Following are two very different experiences of my younger years – one very urban and the other very rural. The common thread that weaves them together is an abiding sense of connection I feel with the earth as a whole and to global community.
My first distinct memory of “place” was when I was six. In June of that year my father went on a college scholarship to Yugoslavia. It was 1952. He was in college on the GI bill.
At the time, we lived in ½ of a WWII corrugated metal army barracks. The space I shared with my sister was so small that my dad had found and remade a museum display case into bunk beds for us.
The barracks were very close together so everyone could hear and see everyone else. All of our neighbors had the exact same kinds of accommodations. The primary requirements for living in this housing were going to school and having children. Even at that young age, we were free to roam throughout the neighborhood and to freely enter each other’s homes. The only condition I had from my mother was that when I heard the cowbell ring, it meant, “Come home now.”
Many foreign students and their families lived in our neighborhood. It was a mélange of different languages, food smells, and habits. Mom was inventive and had painted “Welcome!” in many different languages near the ceiling all around the perimeter of the living room / dining room / kitchen. Every Sunday Mr. Korach came for dinner. He was from Yugoslavia and studying at the University of Minnesota. He and Dad spoke in Serbian.
Dad was gone for a long time – all summer. When he returned home, he had brought gifts. Mine were some unusual tasting cookies and two dolls from Holland. The dolls were in traditional dress. I was in awe of how special and different they seemed to be.

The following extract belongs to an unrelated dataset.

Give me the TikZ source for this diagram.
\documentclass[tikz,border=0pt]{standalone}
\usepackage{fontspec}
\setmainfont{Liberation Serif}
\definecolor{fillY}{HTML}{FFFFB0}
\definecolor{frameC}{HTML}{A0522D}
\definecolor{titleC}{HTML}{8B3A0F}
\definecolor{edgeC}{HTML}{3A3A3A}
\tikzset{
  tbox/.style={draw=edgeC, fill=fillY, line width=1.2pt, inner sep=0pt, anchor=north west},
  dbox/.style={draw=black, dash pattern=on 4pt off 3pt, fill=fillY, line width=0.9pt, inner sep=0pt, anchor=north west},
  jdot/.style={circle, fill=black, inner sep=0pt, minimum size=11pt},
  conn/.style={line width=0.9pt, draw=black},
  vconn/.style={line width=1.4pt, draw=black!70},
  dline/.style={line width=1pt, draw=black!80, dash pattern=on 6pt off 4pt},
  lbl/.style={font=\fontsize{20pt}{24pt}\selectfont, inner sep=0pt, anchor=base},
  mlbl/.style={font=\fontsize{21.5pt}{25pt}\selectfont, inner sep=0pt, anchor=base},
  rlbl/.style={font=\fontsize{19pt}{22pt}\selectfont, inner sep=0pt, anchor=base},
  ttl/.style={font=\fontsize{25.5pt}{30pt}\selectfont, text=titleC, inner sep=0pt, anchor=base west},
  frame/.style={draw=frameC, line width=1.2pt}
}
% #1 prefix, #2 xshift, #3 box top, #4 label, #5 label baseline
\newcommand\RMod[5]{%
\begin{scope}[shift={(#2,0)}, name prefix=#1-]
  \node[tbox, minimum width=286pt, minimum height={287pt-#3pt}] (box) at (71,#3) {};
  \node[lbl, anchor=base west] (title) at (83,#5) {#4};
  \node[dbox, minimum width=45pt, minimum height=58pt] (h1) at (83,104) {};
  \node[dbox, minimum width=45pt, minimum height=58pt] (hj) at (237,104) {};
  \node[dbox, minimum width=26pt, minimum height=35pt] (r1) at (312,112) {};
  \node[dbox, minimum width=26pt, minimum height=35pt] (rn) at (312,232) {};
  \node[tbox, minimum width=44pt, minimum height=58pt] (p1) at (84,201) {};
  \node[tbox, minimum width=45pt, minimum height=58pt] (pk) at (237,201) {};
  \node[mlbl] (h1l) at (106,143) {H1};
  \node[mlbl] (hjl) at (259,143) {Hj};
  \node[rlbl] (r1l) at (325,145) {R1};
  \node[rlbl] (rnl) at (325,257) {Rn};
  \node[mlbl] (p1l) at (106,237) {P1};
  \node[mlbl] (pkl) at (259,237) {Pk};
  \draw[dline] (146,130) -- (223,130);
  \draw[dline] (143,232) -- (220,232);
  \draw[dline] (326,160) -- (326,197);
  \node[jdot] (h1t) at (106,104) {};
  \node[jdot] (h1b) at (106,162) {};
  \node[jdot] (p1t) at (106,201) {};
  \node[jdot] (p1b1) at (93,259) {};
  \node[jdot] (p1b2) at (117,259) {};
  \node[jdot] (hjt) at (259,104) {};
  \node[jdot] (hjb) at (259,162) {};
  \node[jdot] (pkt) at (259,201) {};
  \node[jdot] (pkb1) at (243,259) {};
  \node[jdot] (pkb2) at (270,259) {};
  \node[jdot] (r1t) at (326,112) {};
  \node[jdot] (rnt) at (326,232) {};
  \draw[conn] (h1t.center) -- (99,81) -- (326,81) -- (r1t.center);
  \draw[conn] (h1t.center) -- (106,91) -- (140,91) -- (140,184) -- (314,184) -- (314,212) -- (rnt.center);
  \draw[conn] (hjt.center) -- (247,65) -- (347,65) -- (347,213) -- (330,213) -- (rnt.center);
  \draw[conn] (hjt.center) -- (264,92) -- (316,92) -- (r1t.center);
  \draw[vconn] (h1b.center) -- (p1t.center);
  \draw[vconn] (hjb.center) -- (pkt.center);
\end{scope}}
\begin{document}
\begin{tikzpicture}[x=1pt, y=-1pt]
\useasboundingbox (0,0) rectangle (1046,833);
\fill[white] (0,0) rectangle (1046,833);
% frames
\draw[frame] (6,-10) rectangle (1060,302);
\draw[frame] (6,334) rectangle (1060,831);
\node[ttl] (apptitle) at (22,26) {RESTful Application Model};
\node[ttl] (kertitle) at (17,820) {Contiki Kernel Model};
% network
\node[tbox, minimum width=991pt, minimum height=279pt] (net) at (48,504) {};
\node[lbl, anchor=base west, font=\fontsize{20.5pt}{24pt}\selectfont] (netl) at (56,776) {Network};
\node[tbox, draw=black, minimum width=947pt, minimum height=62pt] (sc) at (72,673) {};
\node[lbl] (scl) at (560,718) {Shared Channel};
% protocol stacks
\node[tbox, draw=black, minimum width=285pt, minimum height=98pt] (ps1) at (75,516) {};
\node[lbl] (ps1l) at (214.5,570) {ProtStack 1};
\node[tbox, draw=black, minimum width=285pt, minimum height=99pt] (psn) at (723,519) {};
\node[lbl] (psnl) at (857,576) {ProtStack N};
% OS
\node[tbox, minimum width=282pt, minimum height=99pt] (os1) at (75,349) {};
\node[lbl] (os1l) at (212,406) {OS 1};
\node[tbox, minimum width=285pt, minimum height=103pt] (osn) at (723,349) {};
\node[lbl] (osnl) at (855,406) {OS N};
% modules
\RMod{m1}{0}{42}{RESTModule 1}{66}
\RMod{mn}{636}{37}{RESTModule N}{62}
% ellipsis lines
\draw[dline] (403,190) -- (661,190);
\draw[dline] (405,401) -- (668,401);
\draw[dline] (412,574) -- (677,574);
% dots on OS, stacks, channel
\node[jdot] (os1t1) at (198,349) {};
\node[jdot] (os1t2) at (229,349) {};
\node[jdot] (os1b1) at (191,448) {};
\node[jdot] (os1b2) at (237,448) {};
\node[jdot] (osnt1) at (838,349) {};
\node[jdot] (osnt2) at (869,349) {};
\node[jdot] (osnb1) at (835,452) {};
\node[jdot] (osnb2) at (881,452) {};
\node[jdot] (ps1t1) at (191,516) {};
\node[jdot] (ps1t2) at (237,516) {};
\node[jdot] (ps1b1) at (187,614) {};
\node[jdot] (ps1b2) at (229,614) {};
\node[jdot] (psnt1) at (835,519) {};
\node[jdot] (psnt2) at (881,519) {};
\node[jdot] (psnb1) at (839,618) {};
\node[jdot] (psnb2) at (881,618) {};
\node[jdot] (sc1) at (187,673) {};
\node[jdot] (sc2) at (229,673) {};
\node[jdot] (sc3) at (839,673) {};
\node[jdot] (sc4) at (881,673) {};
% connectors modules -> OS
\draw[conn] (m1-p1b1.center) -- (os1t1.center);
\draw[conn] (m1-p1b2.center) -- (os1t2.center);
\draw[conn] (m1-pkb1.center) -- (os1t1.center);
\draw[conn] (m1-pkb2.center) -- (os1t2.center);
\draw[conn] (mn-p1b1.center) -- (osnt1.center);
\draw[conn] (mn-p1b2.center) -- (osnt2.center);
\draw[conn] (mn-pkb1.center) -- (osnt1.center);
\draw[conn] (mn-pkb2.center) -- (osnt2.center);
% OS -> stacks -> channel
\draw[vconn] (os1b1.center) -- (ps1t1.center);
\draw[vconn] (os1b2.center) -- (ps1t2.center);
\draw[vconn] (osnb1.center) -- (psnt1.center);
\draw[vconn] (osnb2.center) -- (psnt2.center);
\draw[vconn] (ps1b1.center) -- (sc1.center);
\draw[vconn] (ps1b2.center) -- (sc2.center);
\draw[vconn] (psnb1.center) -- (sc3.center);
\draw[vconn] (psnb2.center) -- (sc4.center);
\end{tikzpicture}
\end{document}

He talked of his travels, of meeting his relatives in Maribor, Slovenia and Novi Sad, Serbia for the first time. He told stories of the ship voyage, of the train rides, of the places he had seen. I wanted more and more. One day he said, “You know, you can do the same things some day yourself if you want to.”
That was it. A defining moment at six. I would. I would do that.
A tidbit I remember is that when I was 8 I had a babysitter, Kathy, who was good at drawing. She made me paper dolls. Lovely. And what I wanted her to make was clothing for these dolls that represented how people dressed in different places all over the world. I still remember how daunting a task I had given her!
When I was 9 my dad (and lots of other GIs) graduated.
A Spacious Multicultural Rural Community
He accepted a position in rural northern Minnesota where he had grown up and near where my mother grew up. From the inner city, we moved to the forest. Even so, life still had a global orientation.
Dad didn’t speak English until he went to school and I understand that the teachers were among the only English speakers in his community at that time. When I came along, much of the “old country” culture still continued – three day weddings with people taking turns hand-turning the spit over the fire as lamb was roasted, lots of traditional dancing and again, almost no English.
Mom and her family grew up in a very different environment on an Indian reservation. For them, as for many of their Ojibwa neighbors, hunting and fishing were a way of life and a requirement for staying alive. I remember relatives going deer hunting and harvesting wild rice. Going to powwows was a routine part of life in which we participated.
Thus, during my early teenage years we lived on the land that my parents purchased and “owned.” We could not see any other homes and were surrounded by forest. The house looked out and down on a beautiful small spring feed lake.
I went from an environment where every home had someone I could play with to an environment where I was completely on my own.
As a result, I came to spend a LOT of my free time on the land and in a rowboat on the water. During the summer I would make a bag lunch in the morning and be gone for the whole day. I explored our land and I explored everyone else’s land as well. I found nests and flowers and saw wild turkeys and deer and came to assume them as friends, as community. I could walk miles in almost every direction using the paths of the animals without encountering signs of humans. Sometimes I would nap in the afternoon. I can still hear the sound of the cicadas and the buzz of flies. At night I would watch the stars and the northern lights.
When I was about 14 I remember sitting on a fence that marked the boundary between “our” land and the neighbor’s land. I looked from one side to the other. In that moment I understood that no human could “own” land; no human boundary could define land. Land was land. It flowed beyond any artificial boundary. I understood that this land I loved did not belong to my parents – or to me. Rather, we / I belong to it. I understood that it existed long before human ownership and would continue long after as well. Though I may or may not have known the term at the time, I understood the power of stewarding the land, of being in right relationship with the land.
Like the T’ai Chi symbol, the urban setting contained the seed of the rural. One vivid memory is of the morning glories that climbed the strings and covered the corrugated metal siding of the barracks. I watched the delicate petals open in the morning to soak in the sun and close in the evening to rest. Another is of working with the soil all season long year after year to help bring forth the bounty of our community vegetable garden.
It is more difficult for me to recognize how the rural setting contained the distinctive seed of the urban. I can see what was shared between rural and urban – like telephone, electricity…. But what was distinctively the seed? If I expand “urban” to include technology, then one memory that comes immediately to mind is going outside on a starry, starry night to watch Sputnik fly over. It was distinguishable from the stars as a speck of light moving quickly across the sky.